В течение всего следующего часа я устроил старику, которого звали Мохаммедом, настоящий
Мохаммед охотно поклялся перед большой толпой собравшегося вокруг нас народа. Когда я закончил расспрашивать, он принес нам огромное блюдо свежих абрикосов.
Я остался на Руммани до вечера, не желая возвращаться в пыльную суету Крабилы. Он выглядел как мирок, застрявший в прошлом — крохотный анклав традиций, приют мира. Для живущих здесь феллахов — оседлых племен Евфрата, занимающихся земледелием — жизнь не очень-то и изменилась со времен Древнего Вавилона. Они живут во все таких же глинобитных домах, пользуются такими же инструментами и живут согласно почти таким же законам, что существовали во времена Хаммурапи. Влияние рек — Тигра и Евфрата — является доминирующим в жизни этих крестьян, и в течение тысячелетий они противостояли вторжениям захватчиков из пустыни. Их жизнь, это одна из бесконечных историй борьбы против сил природы и чужаков — для них, постоянно живущих на этих берегах вот уже шесть тысячелетий, SAS-овцы, должно быть, были не более чем еще одна шайка "варваров-захватчиков".

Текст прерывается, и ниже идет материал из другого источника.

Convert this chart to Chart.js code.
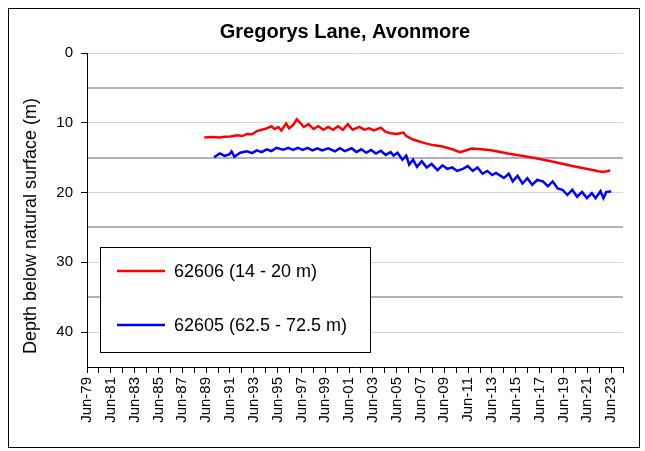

Я сидел у насосной будки, до тех пор, пока солнце не превратило небо в прозрачное золото, а голубые воды реки не стали угольно-черными, наблюдая за лениво дрейфующими по течению рыбачьими лодками и снующими и ныряющими зимородками. К вечеру собралось много феллахов, желающих узнать, что случилось. И многие из них, похоже, знали историю "Быстроногого" и Динджера. Это стало местной легендой — даже дети, которые тогда еще не родились, слышали этот рассказ. Мне попался молодой человек лет двадцати по имени Фаррадж, серьезного вида и весьма складно говорящий, который сказал, что был с людьми, которые захватили Динджера, и видел Быстроногого в насосной будке. "Тогда я был всего лишь мальчишкой", рассказывал он. "Но я помню, как будто это было вчера. Помню, была середина утра, когда на поле заметили человека в маскировочной одежде, и кто-то выстрелил у него над головой из AK. Он сразу же остановился и поднял руки, а мы окружили его и связали ему руки за спиной. Он не пытался сопротивляться, и у него не было оружия, кроме, пожалуй, ножа — или штыка — и нескольких гранат. Никакие полицейские в этом не участвовали. Мы посадили его в трактор и отвезли за реку в полицейское отделению — трактор понадобился потому, что это было единственное транспортное средство, которое могло пересечь брод".
"Кто-нибудь уже искал его здесь? Вы уже знали, что за этими коммандос шла охота?"
"Нет, мы узнали об этом только потом".
"Тогда почему получилось так, что у кого-то был АК?"
"Здесь у всех есть оружие — это незаконно, но это никого не волнует. Когда заметили того человека, кто-то пошел к себе домой и взял свой автомат".
"Но разве вы не слышали большую перестрелку предыдущей ночью?"
"Нет, ничего".
"Человек был избит, когда его захватили?"
"Ничуть. Его заставили встать на колени и связали руки, но ничего более".
"А что относительно другого коммандос — того, в насосной будке?"
"Я был с группой, которая пошла, чтобы забрать его, и видел его лежащим в хижине. Он был очень плох, скажу я вам, глаза у него были совершенно безжизненными. Люди, с которыми я был, вынесли его наружу и разожгли костер, надеясь, что это спасет его, но он отшатывался прочь от огня. Вероятно, думал, что они намереваются сжечь его. Его положили на носилки и отвезли через реку. Я уверен, что тогда он все еще был жив".